Return the material exactly, first line through the line containing "const volTicks = [20, 40, 60, 80];", and nothing more. Pictures stay out.

=== Information shown ===

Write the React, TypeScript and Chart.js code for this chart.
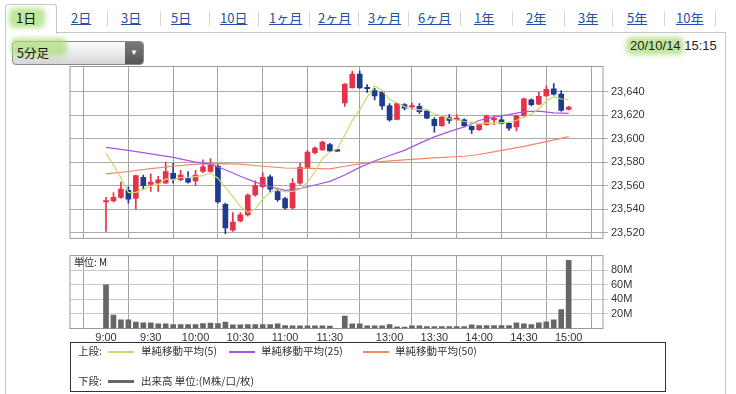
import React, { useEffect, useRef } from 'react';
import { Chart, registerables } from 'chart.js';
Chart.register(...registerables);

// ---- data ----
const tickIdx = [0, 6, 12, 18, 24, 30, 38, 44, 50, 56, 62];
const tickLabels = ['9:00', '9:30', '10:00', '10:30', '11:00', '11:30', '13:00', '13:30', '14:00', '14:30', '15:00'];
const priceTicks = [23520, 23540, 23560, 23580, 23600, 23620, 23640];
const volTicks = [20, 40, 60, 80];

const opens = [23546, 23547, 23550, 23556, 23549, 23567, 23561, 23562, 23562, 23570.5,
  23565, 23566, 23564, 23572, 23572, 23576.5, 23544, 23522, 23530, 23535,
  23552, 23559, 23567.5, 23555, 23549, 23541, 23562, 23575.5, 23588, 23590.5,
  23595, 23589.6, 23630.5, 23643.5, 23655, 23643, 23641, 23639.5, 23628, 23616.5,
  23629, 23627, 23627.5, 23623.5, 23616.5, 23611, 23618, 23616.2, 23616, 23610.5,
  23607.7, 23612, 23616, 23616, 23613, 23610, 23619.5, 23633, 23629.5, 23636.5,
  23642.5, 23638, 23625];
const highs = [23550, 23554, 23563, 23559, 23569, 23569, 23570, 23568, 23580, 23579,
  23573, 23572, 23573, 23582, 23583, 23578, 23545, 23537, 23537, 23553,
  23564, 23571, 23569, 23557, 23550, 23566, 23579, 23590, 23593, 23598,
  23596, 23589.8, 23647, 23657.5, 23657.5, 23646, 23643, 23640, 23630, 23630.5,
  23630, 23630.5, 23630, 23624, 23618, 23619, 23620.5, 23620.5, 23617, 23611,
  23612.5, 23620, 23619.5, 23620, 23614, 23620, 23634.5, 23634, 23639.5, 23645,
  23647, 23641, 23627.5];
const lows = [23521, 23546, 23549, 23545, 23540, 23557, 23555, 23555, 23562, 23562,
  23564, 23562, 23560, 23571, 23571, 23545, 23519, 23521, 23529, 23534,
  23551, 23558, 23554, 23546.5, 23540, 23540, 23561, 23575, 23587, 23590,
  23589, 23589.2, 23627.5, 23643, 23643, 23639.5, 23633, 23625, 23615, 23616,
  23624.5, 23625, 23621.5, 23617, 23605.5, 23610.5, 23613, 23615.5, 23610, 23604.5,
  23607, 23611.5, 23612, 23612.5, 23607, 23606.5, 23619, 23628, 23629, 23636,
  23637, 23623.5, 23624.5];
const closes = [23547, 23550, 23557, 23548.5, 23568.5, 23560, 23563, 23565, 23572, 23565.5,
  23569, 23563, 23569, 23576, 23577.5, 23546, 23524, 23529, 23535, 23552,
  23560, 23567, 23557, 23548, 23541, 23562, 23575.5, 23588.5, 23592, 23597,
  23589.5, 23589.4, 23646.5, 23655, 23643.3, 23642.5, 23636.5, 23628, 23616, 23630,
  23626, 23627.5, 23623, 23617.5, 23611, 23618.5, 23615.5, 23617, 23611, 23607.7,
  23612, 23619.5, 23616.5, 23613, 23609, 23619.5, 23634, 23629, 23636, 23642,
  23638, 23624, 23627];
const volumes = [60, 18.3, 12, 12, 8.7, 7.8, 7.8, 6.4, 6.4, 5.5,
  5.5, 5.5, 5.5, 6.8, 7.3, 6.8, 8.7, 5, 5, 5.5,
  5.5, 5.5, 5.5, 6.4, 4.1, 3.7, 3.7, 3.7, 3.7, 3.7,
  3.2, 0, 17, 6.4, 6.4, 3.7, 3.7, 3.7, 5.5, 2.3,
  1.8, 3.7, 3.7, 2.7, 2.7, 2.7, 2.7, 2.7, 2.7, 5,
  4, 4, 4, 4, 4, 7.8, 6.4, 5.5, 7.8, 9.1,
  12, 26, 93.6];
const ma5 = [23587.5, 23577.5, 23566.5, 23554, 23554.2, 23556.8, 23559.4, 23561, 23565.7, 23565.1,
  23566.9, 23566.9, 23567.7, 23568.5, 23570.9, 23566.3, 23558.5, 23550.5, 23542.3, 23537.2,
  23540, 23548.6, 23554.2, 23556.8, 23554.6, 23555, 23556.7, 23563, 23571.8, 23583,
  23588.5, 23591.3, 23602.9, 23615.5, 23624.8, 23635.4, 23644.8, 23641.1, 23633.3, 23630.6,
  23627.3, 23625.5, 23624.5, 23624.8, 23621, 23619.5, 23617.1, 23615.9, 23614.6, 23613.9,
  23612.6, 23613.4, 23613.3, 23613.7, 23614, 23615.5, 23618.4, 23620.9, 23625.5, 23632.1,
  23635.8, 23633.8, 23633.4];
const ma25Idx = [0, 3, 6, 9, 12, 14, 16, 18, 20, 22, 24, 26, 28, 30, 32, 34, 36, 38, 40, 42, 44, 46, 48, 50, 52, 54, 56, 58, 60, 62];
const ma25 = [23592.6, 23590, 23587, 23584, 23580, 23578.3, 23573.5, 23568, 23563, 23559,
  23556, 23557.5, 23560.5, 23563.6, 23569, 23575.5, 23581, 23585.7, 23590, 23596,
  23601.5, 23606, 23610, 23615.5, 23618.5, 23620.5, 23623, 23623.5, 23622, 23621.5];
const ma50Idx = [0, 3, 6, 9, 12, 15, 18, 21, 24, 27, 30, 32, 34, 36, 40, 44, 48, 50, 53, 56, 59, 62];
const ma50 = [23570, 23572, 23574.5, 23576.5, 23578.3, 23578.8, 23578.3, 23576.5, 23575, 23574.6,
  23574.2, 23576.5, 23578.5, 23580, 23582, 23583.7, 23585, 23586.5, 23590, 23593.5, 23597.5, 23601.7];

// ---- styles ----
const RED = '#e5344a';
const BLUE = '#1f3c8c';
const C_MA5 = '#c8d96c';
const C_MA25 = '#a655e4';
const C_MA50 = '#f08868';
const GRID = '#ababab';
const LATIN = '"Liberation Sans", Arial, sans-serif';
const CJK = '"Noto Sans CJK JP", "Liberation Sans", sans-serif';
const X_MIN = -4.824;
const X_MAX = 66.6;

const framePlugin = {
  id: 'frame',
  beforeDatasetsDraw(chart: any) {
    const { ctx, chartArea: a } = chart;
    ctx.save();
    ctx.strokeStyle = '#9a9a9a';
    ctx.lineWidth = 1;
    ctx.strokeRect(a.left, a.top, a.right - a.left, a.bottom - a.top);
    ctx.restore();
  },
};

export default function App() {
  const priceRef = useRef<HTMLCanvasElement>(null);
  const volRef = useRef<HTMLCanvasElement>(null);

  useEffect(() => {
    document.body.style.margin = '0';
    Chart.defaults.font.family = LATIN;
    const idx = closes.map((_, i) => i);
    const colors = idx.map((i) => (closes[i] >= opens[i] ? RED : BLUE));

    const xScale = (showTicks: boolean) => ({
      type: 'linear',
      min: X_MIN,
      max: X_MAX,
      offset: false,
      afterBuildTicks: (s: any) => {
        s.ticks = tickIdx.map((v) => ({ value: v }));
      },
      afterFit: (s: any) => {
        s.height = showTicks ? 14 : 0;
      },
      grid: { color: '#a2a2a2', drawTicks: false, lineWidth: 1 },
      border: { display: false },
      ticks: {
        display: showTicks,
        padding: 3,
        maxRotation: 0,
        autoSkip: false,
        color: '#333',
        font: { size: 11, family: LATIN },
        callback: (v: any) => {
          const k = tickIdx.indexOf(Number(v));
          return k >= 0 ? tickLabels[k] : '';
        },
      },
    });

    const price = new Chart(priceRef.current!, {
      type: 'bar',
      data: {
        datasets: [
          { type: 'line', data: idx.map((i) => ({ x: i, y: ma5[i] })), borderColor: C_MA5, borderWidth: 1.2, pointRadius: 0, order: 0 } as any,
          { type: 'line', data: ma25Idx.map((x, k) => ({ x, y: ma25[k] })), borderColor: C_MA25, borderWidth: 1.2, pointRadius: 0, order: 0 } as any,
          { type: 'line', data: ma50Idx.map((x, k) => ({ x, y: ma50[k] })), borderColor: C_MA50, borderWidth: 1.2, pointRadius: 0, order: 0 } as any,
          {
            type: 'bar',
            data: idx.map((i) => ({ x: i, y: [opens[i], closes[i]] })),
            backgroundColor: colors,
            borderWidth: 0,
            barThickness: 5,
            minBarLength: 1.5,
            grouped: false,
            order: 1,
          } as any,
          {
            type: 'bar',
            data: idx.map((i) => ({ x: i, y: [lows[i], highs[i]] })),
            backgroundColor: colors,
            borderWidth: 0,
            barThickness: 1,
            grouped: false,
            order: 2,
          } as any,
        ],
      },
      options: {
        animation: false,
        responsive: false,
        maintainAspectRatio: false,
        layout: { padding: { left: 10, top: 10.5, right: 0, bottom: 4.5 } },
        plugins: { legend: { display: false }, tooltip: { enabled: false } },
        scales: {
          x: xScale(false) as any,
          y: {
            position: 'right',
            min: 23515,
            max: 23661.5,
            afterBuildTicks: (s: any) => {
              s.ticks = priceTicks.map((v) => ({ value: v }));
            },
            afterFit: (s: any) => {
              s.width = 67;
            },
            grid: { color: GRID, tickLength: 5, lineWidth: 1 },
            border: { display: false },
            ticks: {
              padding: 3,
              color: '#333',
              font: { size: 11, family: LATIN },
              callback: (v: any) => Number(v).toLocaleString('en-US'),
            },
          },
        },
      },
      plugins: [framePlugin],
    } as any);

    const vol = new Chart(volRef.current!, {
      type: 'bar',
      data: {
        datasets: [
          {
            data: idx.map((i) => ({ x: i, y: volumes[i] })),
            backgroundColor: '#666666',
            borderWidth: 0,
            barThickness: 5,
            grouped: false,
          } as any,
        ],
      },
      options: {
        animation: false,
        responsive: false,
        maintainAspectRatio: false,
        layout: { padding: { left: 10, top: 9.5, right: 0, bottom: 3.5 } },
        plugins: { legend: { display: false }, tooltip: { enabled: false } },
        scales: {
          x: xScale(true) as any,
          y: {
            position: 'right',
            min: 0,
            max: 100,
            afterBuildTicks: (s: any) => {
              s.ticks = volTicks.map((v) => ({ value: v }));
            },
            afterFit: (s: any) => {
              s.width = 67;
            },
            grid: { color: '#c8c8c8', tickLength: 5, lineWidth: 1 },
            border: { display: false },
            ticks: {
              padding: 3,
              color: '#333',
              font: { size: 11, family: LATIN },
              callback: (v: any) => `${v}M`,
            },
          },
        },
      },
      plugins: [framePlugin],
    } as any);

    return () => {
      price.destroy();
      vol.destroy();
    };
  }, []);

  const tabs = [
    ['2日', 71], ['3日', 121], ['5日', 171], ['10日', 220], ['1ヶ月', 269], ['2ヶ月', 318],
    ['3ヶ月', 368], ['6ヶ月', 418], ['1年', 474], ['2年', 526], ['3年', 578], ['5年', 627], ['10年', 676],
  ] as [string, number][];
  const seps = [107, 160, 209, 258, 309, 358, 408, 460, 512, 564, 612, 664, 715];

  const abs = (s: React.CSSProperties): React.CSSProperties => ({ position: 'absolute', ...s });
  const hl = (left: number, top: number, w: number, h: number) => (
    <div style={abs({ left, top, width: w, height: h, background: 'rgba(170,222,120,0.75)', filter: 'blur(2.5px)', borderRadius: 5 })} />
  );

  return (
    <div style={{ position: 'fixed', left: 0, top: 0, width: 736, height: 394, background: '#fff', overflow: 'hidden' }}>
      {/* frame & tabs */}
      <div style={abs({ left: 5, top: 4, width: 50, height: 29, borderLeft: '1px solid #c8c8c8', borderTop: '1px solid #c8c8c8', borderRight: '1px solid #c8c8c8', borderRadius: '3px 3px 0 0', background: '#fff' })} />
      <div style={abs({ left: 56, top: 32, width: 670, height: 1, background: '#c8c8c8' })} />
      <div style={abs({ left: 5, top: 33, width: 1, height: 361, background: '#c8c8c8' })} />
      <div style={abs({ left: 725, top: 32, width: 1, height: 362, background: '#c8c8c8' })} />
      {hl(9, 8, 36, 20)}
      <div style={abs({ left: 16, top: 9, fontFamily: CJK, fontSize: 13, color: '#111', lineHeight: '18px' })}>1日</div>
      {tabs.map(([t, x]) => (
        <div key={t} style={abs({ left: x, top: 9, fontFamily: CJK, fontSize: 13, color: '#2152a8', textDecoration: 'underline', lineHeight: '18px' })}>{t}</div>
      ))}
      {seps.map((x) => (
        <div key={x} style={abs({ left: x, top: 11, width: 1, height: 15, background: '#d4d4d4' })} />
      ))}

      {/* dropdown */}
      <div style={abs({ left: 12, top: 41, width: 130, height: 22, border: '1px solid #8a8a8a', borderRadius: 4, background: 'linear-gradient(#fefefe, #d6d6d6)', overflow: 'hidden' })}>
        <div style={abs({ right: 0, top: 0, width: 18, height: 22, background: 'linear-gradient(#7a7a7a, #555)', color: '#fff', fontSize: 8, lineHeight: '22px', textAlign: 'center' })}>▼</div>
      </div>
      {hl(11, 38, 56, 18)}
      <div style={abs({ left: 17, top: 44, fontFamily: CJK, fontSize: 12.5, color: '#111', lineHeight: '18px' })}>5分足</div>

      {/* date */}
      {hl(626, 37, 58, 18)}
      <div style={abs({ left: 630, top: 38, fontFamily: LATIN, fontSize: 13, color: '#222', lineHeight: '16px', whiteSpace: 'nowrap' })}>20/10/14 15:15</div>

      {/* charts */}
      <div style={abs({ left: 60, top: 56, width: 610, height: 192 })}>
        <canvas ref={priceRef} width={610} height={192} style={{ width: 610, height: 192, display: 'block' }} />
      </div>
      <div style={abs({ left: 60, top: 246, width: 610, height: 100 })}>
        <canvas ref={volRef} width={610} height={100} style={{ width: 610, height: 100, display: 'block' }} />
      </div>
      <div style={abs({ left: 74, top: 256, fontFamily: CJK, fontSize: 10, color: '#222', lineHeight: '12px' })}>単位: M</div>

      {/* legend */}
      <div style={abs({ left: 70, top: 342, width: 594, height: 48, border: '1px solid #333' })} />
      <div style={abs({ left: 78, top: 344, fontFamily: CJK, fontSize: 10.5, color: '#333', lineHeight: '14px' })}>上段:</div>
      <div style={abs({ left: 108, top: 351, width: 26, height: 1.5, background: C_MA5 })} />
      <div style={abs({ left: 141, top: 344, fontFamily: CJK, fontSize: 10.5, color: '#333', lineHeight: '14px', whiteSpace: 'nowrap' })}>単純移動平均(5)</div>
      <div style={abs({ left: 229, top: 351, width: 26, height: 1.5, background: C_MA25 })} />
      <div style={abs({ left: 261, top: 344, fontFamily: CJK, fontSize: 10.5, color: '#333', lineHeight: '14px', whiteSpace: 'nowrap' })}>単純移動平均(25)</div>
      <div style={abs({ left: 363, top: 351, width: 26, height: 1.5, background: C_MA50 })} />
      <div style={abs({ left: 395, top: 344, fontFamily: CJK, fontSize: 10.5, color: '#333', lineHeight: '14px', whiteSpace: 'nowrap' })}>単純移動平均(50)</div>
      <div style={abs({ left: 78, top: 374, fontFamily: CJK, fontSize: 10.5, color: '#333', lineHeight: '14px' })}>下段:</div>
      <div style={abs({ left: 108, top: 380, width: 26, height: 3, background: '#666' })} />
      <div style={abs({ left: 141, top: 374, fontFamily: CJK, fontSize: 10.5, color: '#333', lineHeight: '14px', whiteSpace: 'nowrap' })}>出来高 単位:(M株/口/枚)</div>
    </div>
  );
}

===

Completed exercise:
Write the React, TypeScript and Chart.js code for this chart.
import React, { useEffect, useRef } from 'react';
import { Chart, registerables } from 'chart.js';
Chart.register(...registerables);

// ---- data ----
const tickIdx = [0, 6, 12, 18, 24, 30, 38, 44, 50, 56, 62];
const tickLabels = ['9:00', '9:30', '10:00', '10:30', '11:00', '11:30', '13:00', '13:30', '14:00', '14:30', '15:00'];
const priceTicks = [23520, 23540, 23560, 23580, 23600, 23620, 23640];
const volTicks = [20, 40, 60, 80];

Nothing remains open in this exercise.